Néanmoins, toute la population n’a pas adhéré à la sale comédie jouée par le pouvoir hongrois. Si ce dernier souhaitait un vrai «plébiscite» qu’il aurait monnayé à Bruxelles, les résultats ne sont pas tout à fait au rendez-vous. Certes, 98,3 % des votants au total ont répondu par «Non» à la question ci-dessus mentionnée (pour une fois, la «bonne» réponse à un référendum – celle voulue par le pouvoir – était bel et bien le «Non»). Un chiffre effroyable mais pas étonnant, dans la mesure où la question posée était fortement manipulatrice des esprits, et dans la mesure où aucune force d’opposition n’avait appelé à répondre par «Oui» à la question formulée. Les forces d’opposition avaient plutôt appelé au boycott pour faire baisser la participation; ou alors à voter nul, sachant que les votes blancs ou nuls n’étaient pas décomptés comme suffrages exprimés et n’étaient donc pas calculés dans le taux de participation. Seul un petit groupe satirique, le «Parti du chien à deux queues», avait cependant fait une vraie campagne qui contrait activement celle du pouvoir, en collant massivement des affiches humoristiques (par exemple: «Le saviez-vous? Un Hongrois a plus de chances de rencontrer un OVNI dans sa vie qu’un migrant.»)
Au final, le gouvernement a échoué à atteindre le quorum fixé: pour être valable, le référendum devait enregistrer une participation d’au moins 50 % des habitant-e-s ayant le droit de vote (selon une décision antérieure de Viktor Orban lui-même). Or, le nombre de ceux et celles qui se sont prêtés au jeu est inférieur. Deux chiffres circulent dans la presse française, l’un étant de 45% de participation, l’autre de 39,9%; la différence entre les deux s’explique en réalité par la prise en compte ou non des votes nuls. En effet, 5% de la population hongroise avait choisi de voter blanc ou nul.
Néanmoins, ça n’empêche pas Viktor Orban de plastronner comme s’il avait réellement gagné, et de proclamer encore haut et fort: «L’Union européenne ne pourra pas imposer sa volonté à la Hongrie.»

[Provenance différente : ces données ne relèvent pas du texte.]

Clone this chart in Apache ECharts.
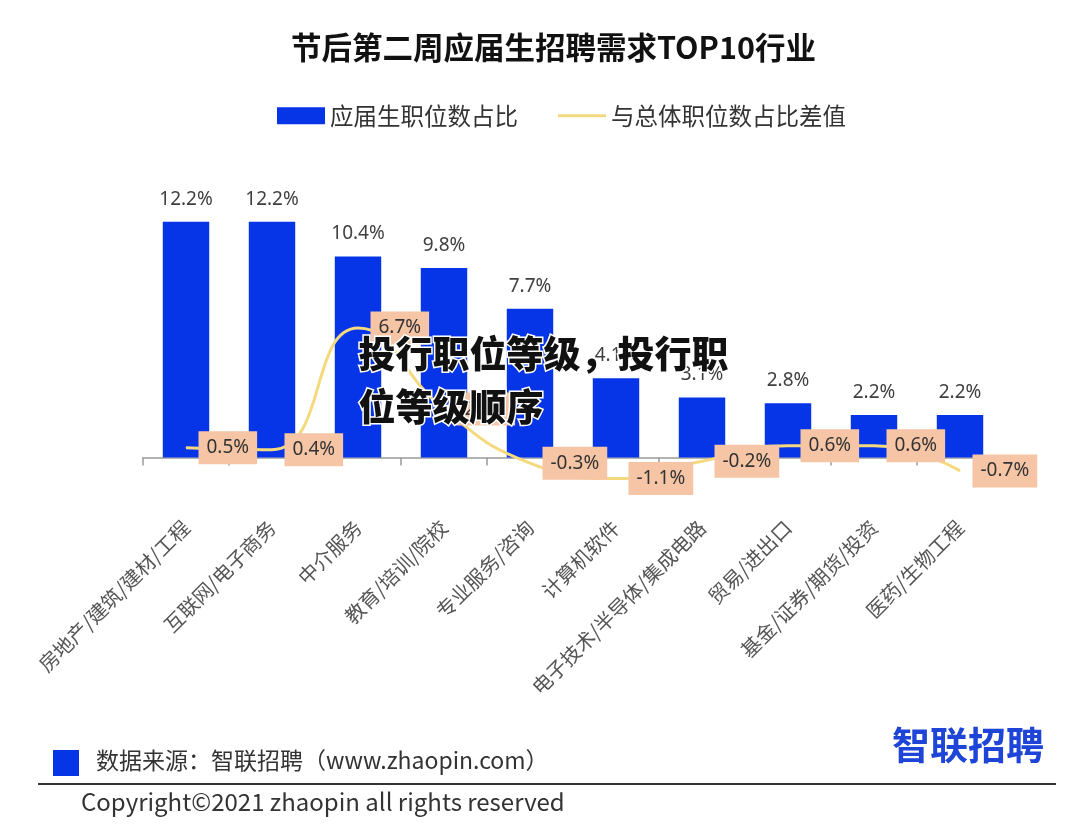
<!DOCTYPE html>
<html>
<head>
<meta charset="utf-8">
<script src="https://cdn.jsdelivr.net/npm/echarts@6/dist/echarts.min.js"></script>
<style>
html,body{margin:0;padding:0;background:#fff;}
#chart{width:1080px;height:828px;}
</style>
</head>
<body>
<div id="chart"></div>
<script>
const categories = ['房地产/建筑/建材/工程','互联网/电子商务','中介服务','教育/培训/院校','专业服务/咨询','计算机软件','电子技术/半导体/集成电路','贸易/进出口','基金/证券/期货/投资','医药/生物工程'];
const shareValues = [12.2, 12.2, 10.4, 9.8, 7.7, 4.1, 3.1, 2.8, 2.2, 2.2];
const diffValues = [0.5, 0.4, 6.7, 2.5, -0.3, -1.1, -0.2, 0.6, 0.6, -0.7];
const seriesNames = ['应届生职位数占比', '与总体职位数占比差值'];
const titleText = '节后第二周应届生招聘需求TOP10行业';
const overlayText = ['投行职位等级，投行职', '位等级顺序'];

const FONT = '"Noto Sans CJK SC", "Microsoft YaHei", sans-serif';
const NUMFONT = '"Noto Sans", "Noto Sans CJK SC", sans-serif';
const chart = echarts.init(document.getElementById('chart'));
chart.setOption({
  backgroundColor: '#ffffff',
  textStyle: { fontFamily: FONT },
  title: {
    text: titleText, left: 286, top: 27,
    textStyle: { fontSize: 30.5, fontWeight: 'bold', color: '#111', fontFamily: FONT }
  },
  legend: {
    top: 99, left: 272, itemGap: 40, itemWidth: 48, itemHeight: 17,
    textStyle: { fontSize: 23.5, color: '#333', fontFamily: FONT },
    data: [
      { name: seriesNames[0], icon: 'rect' },
      { name: seriesNames[1], icon: 'path://M0,0h48v3h-48z' }
    ]
  },
  grid: { left: 143, right: 77, top: 187, height: 309 },
  xAxis: {
    type: 'category', data: categories,
    axisLine: { onZero: true, lineStyle: { color: '#9a9a9a', width: 1.5 } },
    axisTick: { show: true, length: 8, lineStyle: { color: '#9a9a9a', width: 1.5 } },
    axisLabel: { rotate: 45, margin: 28, fontSize: 20, color: '#555', interval: 0, fontFamily: FONT }
  },
  yAxis: { type: 'value', min: -2, max: 14, show: false, splitLine: { show: false } },
  series: [
    {
      name: seriesNames[0], type: 'bar', data: shareValues, barWidth: '54%',
      itemStyle: { color: '#0535E6' },
      label: { show: true, position: 'top', distance: 13, fontSize: 19, color: '#404040',
        formatter: p => p.value.toFixed(1) + '%', fontFamily: NUMFONT },
      z: 2
    },
    {
      name: seriesNames[1], type: 'line', data: diffValues, smooth: 0.5,
      symbol: 'circle', symbolSize: 1, showSymbol: true,
      lineStyle: { color: '#F5D97E', width: 3 },
      itemStyle: { color: '#F5D97E' },
      label: { show: true, position: 'right', distance: 12, fontSize: 19, color: '#333',
        backgroundColor: '#F6C5A5', padding: [7, 8, 7, 8],
        formatter: p => p.value.toFixed(1) + '%', fontFamily: NUMFONT },
      z: 3
    }
  ],
  graphic: [
    { type: 'text', left: 357, top: 334, z: 100,
      style: { text: overlayText[0], font: '900 37px ' + FONT, fill: '#111', stroke: '#fff', lineWidth: 3 } },
    { type: 'text', left: 357, top: 387, z: 100,
      style: { text: overlayText[1], font: '900 37px ' + FONT, fill: '#111', stroke: '#fff', lineWidth: 3 } },
    { type: 'rect', shape: { x: 53, y: 750, width: 26, height: 26 }, style: { fill: '#0535E6' } },
    { type: 'text', left: 96, top: 749,
      style: { text: '数据来源：智联招聘（www.zhaopin.com）', font: '23px ' + FONT, fill: '#333' } },
    { type: 'line', shape: { x1: 38, y1: 784, x2: 1056, y2: 784 }, style: { stroke: '#333', lineWidth: 2 } },
    { type: 'text', left: 81, top: 790,
      style: { text: 'Copyright©2021 zhaopin all rights reserved', font: '24px ' + FONT, fill: '#333' } },
    { type: 'text', left: 892, top: 726,
      style: { text: '智联招聘', font: 'bold 38px ' + FONT, fill: '#1E44D8' } }
  ]
});
</script>
</body>
</html>
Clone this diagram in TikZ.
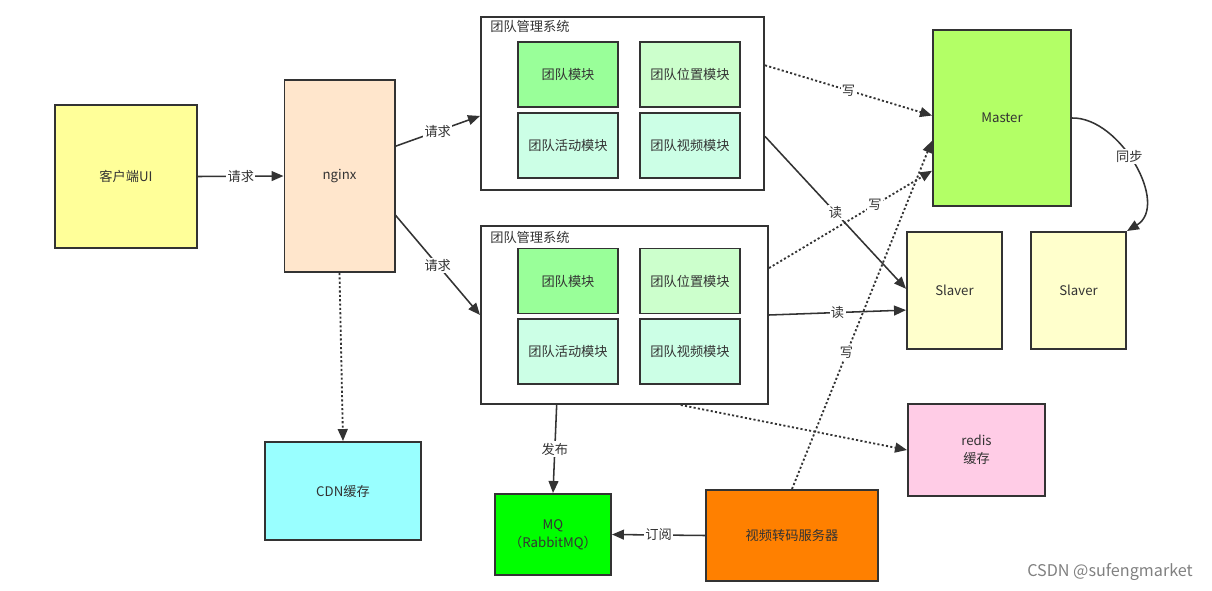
\documentclass[tikz,border=0pt]{standalone}
\usepackage{fontspec}
\setmainfont{Noto Sans CJK SC}
\usepackage{tikz}
\usetikzlibrary{arrows.meta}
\definecolor{linegray}{HTML}{333333}
\definecolor{clientyellow}{HTML}{FFFF99}
\definecolor{nginxorange}{HTML}{FFE6CC}
\definecolor{teamgreen}{HTML}{99FF99}
\definecolor{posgreen}{HTML}{CCFFCC}
\definecolor{mintgreen}{HTML}{CCFFE6}
\definecolor{mastergreen}{HTML}{B3FF66}
\definecolor{slaveryellow}{HTML}{FFFFCC}
\definecolor{redispink}{HTML}{FFCCE6}
\definecolor{cdncyan}{HTML}{99FFFF}
\definecolor{mqgreen}{HTML}{00FF00}
\definecolor{videoorange}{HTML}{FF8000}
\tikzset{%
    request/.style={
		draw=linegray,
		line width=1.1pt,
		-{Triangle[length=8.5pt,width=7pt]}
	}
}
\tikzset{writeop/.style={request, line width=1.3pt, dash pattern=on 1.5pt off 1.6pt}}
\tikzset{box/.style={draw=linegray, line width=1.4pt, rectangle, align=center}}
\tikzset{lbl/.style={fill=white, inner sep=1pt}}

\begin{document}
\begin{tikzpicture}[x=0.025cm, y=-0.025cm]
		% Default action for each node
		\tikzstyle{every node}=[font=\fontsize{9.4}{12.8}\selectfont, text=linegray];
		\useasboundingbox (0,0) rectangle (1212,591);

		\node[box, fill=clientyellow, minimum width=3.55cm, minimum height=3.575cm] (client) at (126,176.5) {客户端UI};
		\node[box, fill=nginxorange, minimum width=2.75cm, minimum height=4.8cm] (nginx) at (339.5,176) {nginx};
		\node[box, fill=cdncyan, minimum width=3.9cm, minimum height=2.45cm] (cdn) at (343,491) {CDN缓存};

		% team management systems
		\node[box, fill=white, minimum width=7.075cm, minimum height=4.325cm] (top) at (622.5,103.5) {};
		\node[anchor=west, inner sep=0pt] (toptitle) at (490,26) {团队管理系统};
		\node[box, fill=teamgreen, minimum width=2.5cm, minimum height=1.625cm] (topteam) at (568,74.5) {团队模块};
		\node[box, fill=posgreen, minimum width=2.5cm, minimum height=1.625cm] (toppos) at (690,74.5) {团队位置模块};
		\node[box, fill=mintgreen, minimum width=2.5cm, minimum height=1.625cm] (topact) at (568,145.5) {团队活动模块};
		\node[box, fill=mintgreen, minimum width=2.5cm, minimum height=1.625cm] (topvideo) at (690,145.5) {团队视频模块};

		\node[box, fill=white, minimum width=7.175cm, minimum height=4.45cm] (bot) at (624.5,315) {};
		\node[anchor=west, inner sep=0pt] (bottitle) at (490,237) {团队管理系统};
		\node[box, fill=teamgreen, minimum width=2.5cm, minimum height=1.625cm] (botteam) at (568,281) {团队模块};
		\node[box, fill=posgreen, minimum width=2.5cm, minimum height=1.625cm] (botpos) at (690,281) {团队位置模块};
		\node[box, fill=mintgreen, minimum width=2.5cm, minimum height=1.625cm] (botact) at (568,351.5) {团队活动模块};
		\node[box, fill=mintgreen, minimum width=2.5cm, minimum height=1.625cm] (botvideo) at (690,351.5) {团队视频模块};

		% database
		\node[box, fill=mastergreen, minimum width=3.45cm, minimum height=4.4cm] (master) at (1002,118) {Master};
		\node[box, fill=slaveryellow, minimum width=2.375cm, minimum height=2.925cm] (slaverA) at (954.5,290.5) {Slaver};
		\node[box, fill=slaveryellow, minimum width=2.375cm, minimum height=2.925cm] (slaverB) at (1078.5,290.5) {Slaver};
		\node[box, fill=redispink, minimum width=3.425cm, minimum height=2.3cm] (redis) at (976.5,450) {redis\\缓存};

		\node[box, fill=mqgreen, minimum width=2.9cm, minimum height=2.025cm] (mq) at (553,534.5) {MQ\\（RabbitMQ）};
		\node[box, fill=videoorange, minimum width=4.3cm, minimum height=2.275cm] (video) at (792,535.5) {视频转码服务器};

		\node[text=gray, font=\fontsize{11.5}{13}\selectfont] (mark) at (1110,572) {CSDN @sufengmarket};

		\draw[request] (client.east) -- node[lbl] {请求} (nginx.west);
		\draw[request] (nginx.28) -- node[lbl] {请求} (top.185);
		\draw[request] (nginx.-35) -- node[lbl] {请求} (bot.west);
		\draw[writeop] (nginx.south) -- (cdn.north);

		\draw[writeop] (top.15) -- node[lbl] {写} (master.178);
		\draw[request] (top.-13) -- node[lbl] {读} (slaverA.178);
		\draw[writeop] (bot.18) -- node[lbl, pos=0.65] {写} (master.217);
		\draw[request] (bot.east) -- node[lbl] {读} (slaverA.202);
		\draw[writeop] (video.north) -- node[lbl, pos=0.39] {写} (master.198);
		\draw[writeop] (bot.-58) -- (redis.west);

		\draw[request] (bot.233) -- node[lbl] {发布} (mq.north);
		\draw[request] (video.west) -- node[lbl] {订阅} (mq.east);
		\draw[request] (master.east) .. controls (1120,117) and (1170,205) .. node[lbl, pos=0.45] {同步} (slaverB.north east);
	\end{tikzpicture}
\end{document}
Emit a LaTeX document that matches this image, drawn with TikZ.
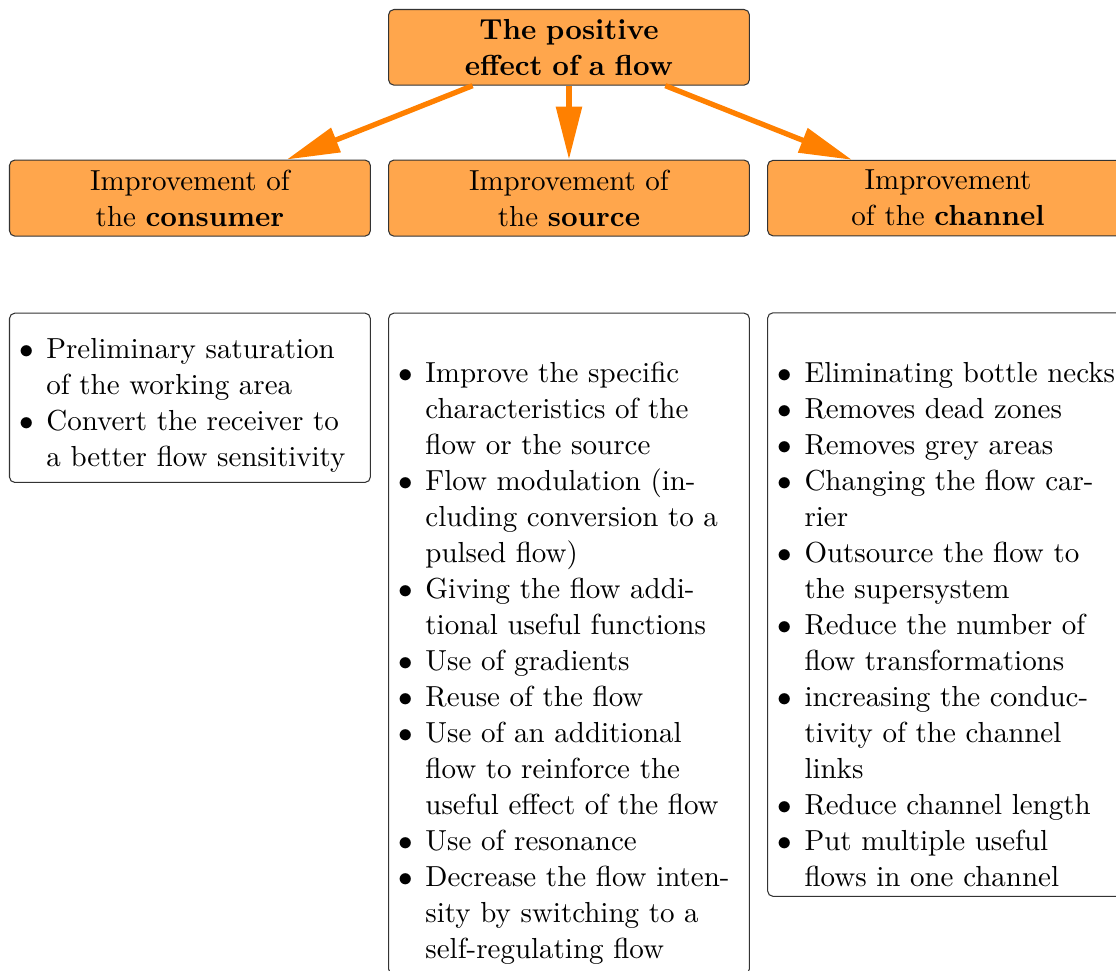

La configuration politique hongroise, rien n’est plus sûr, n’aura pas fini d’être source de problèmes politiques majeurs. L’extrême droite dans les autres pays européens ne s’y trompe d’ailleurs pas. En France, où des mouvements fascistes et racistes ont déjà manifesté devant l’ambassade hongroise pour soutenir Viktor Orban – par exemple le 7 novembre 2015 sur initiative du SIEL, un mini-parti lié au Front national – le média lepéniste (tendance Jean-Marie) Médias presse info éructe ce lundi 3 octobre: «Triomphe du non à la politique migratoire de l’Union européenne au référendum en Hongrie.» Alors que ce média d’extrême droite ne mentionne même pas la non-atteinte du quorum, il poursuit: «On s’attendait à une victoire du non au référendum hongrois, mais c’est à un raz-de-marée historique d’hostilité à la politique migratoire de l’Union européenne qu’on a assisté…»
Les Le Pen, Marine ou Jean-Marie, resteront tout autant parmi nos pires ennemis que les Viktor Orban et consorts.